═══ DATA BLOCK

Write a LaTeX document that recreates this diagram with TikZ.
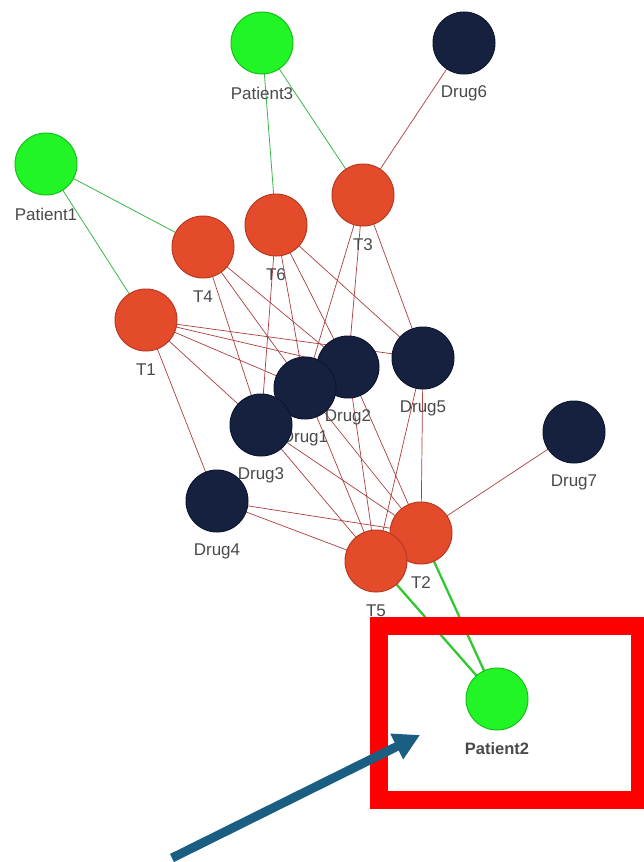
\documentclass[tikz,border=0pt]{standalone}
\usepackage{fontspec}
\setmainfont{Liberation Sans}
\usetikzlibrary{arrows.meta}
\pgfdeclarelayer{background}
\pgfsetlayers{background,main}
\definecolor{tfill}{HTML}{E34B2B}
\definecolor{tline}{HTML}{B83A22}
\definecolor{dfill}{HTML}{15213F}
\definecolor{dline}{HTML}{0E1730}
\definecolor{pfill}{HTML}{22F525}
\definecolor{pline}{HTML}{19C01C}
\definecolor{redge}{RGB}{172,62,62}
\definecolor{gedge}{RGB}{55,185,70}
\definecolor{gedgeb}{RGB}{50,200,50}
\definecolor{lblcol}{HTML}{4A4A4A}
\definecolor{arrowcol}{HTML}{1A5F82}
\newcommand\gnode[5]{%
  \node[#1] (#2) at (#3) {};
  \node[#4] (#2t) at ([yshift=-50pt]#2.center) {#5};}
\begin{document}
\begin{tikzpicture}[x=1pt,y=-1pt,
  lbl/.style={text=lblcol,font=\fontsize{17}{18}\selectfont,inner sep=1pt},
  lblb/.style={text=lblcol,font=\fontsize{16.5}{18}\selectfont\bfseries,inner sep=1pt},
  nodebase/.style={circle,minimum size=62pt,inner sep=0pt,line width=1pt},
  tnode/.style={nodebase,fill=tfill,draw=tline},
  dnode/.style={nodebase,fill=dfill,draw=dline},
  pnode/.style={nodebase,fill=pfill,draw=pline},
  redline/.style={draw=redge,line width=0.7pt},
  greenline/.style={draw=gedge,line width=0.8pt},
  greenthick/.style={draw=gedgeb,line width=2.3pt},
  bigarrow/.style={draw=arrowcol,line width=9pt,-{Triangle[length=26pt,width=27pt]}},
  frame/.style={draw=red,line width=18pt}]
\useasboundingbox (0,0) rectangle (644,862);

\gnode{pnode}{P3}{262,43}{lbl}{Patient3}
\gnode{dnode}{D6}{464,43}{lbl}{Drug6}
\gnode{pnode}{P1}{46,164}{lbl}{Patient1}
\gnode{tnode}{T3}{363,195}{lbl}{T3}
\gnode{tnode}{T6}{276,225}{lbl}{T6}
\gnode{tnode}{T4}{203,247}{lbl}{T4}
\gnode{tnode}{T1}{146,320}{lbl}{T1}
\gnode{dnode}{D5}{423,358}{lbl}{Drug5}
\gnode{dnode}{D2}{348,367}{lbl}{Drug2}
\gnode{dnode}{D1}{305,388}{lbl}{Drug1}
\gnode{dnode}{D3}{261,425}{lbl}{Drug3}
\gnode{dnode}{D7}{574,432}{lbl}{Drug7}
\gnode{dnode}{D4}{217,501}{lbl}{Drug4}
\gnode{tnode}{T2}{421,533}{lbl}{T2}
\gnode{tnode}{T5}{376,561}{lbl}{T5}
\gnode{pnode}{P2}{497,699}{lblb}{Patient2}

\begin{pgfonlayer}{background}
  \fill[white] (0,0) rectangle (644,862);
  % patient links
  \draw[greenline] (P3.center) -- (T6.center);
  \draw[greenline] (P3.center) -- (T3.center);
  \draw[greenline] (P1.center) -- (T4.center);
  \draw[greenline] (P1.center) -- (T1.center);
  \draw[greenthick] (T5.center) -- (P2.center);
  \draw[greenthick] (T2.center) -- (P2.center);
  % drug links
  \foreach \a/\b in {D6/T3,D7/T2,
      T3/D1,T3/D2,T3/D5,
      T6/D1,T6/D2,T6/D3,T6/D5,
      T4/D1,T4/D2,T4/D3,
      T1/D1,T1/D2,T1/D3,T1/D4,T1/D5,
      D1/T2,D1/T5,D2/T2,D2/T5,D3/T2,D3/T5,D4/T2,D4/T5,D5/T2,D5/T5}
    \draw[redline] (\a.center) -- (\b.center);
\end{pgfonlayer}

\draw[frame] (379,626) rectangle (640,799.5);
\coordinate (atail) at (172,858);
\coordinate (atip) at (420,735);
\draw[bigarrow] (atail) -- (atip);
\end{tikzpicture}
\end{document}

══════

_WORK REQUIRED_:
Could you repeat all of the material exactly? Pictures should not be copied.

_ANSWER FOR THE TASK_:
Write a LaTeX document that recreates this diagram with TikZ.
\documentclass[tikz,border=0pt]{standalone}
\usepackage{fontspec}
\setmainfont{Liberation Sans}
\usetikzlibrary{arrows.meta}
\pgfdeclarelayer{background}
\pgfsetlayers{background,main}
\definecolor{tfill}{HTML}{E34B2B}
\definecolor{tline}{HTML}{B83A22}
\definecolor{dfill}{HTML}{15213F}
\definecolor{dline}{HTML}{0E1730}
\definecolor{pfill}{HTML}{22F525}
\definecolor{pline}{HTML}{19C01C}
\definecolor{redge}{RGB}{172,62,62}
\definecolor{gedge}{RGB}{55,185,70}
\definecolor{gedgeb}{RGB}{50,200,50}
\definecolor{lblcol}{HTML}{4A4A4A}
\definecolor{arrowcol}{HTML}{1A5F82}
\newcommand\gnode[5]{%
  \node[#1] (#2) at (#3) {};
  \node[#4] (#2t) at ([yshift=-50pt]#2.center) {#5};}
\begin{document}
\begin{tikzpicture}[x=1pt,y=-1pt,
  lbl/.style={text=lblcol,font=\fontsize{17}{18}\selectfont,inner sep=1pt},
  lblb/.style={text=lblcol,font=\fontsize{16.5}{18}\selectfont\bfseries,inner sep=1pt},
  nodebase/.style={circle,minimum size=62pt,inner sep=0pt,line width=1pt},
  tnode/.style={nodebase,fill=tfill,draw=tline},
  dnode/.style={nodebase,fill=dfill,draw=dline},
  pnode/.style={nodebase,fill=pfill,draw=pline},
  redline/.style={draw=redge,line width=0.7pt},
  greenline/.style={draw=gedge,line width=0.8pt},
  greenthick/.style={draw=gedgeb,line width=2.3pt},
  bigarrow/.style={draw=arrowcol,line width=9pt,-{Triangle[length=26pt,width=27pt]}},
  frame/.style={draw=red,line width=18pt}]
\useasboundingbox (0,0) rectangle (644,862);

\gnode{pnode}{P3}{262,43}{lbl}{Patient3}
\gnode{dnode}{D6}{464,43}{lbl}{Drug6}
\gnode{pnode}{P1}{46,164}{lbl}{Patient1}
\gnode{tnode}{T3}{363,195}{lbl}{T3}
\gnode{tnode}{T6}{276,225}{lbl}{T6}
\gnode{tnode}{T4}{203,247}{lbl}{T4}
\gnode{tnode}{T1}{146,320}{lbl}{T1}
\gnode{dnode}{D5}{423,358}{lbl}{Drug5}
\gnode{dnode}{D2}{348,367}{lbl}{Drug2}
\gnode{dnode}{D1}{305,388}{lbl}{Drug1}
\gnode{dnode}{D3}{261,425}{lbl}{Drug3}
\gnode{dnode}{D7}{574,432}{lbl}{Drug7}
\gnode{dnode}{D4}{217,501}{lbl}{Drug4}
\gnode{tnode}{T2}{421,533}{lbl}{T2}
\gnode{tnode}{T5}{376,561}{lbl}{T5}
\gnode{pnode}{P2}{497,699}{lblb}{Patient2}

\begin{pgfonlayer}{background}
  \fill[white] (0,0) rectangle (644,862);
  % patient links
  \draw[greenline] (P3.center) -- (T6.center);
  \draw[greenline] (P3.center) -- (T3.center);
  \draw[greenline] (P1.center) -- (T4.center);
  \draw[greenline] (P1.center) -- (T1.center);
  \draw[greenthick] (T5.center) -- (P2.center);
  \draw[greenthick] (T2.center) -- (P2.center);
  % drug links
  \foreach \a/\b in {D6/T3,D7/T2,
      T3/D1,T3/D2,T3/D5,
      T6/D1,T6/D2,T6/D3,T6/D5,
      T4/D1,T4/D2,T4/D3,
      T1/D1,T1/D2,T1/D3,T1/D4,T1/D5,
      D1/T2,D1/T5,D2/T2,D2/T5,D3/T2,D3/T5,D4/T2,D4/T5,D5/T2,D5/T5}
    \draw[redline] (\a.center) -- (\b.center);
\end{pgfonlayer}

\draw[frame] (379,626) rectangle (640,799.5);
\coordinate (atail) at (172,858);
\coordinate (atip) at (420,735);
\draw[bigarrow] (atail) -- (atip);
\end{tikzpicture}
\end{document}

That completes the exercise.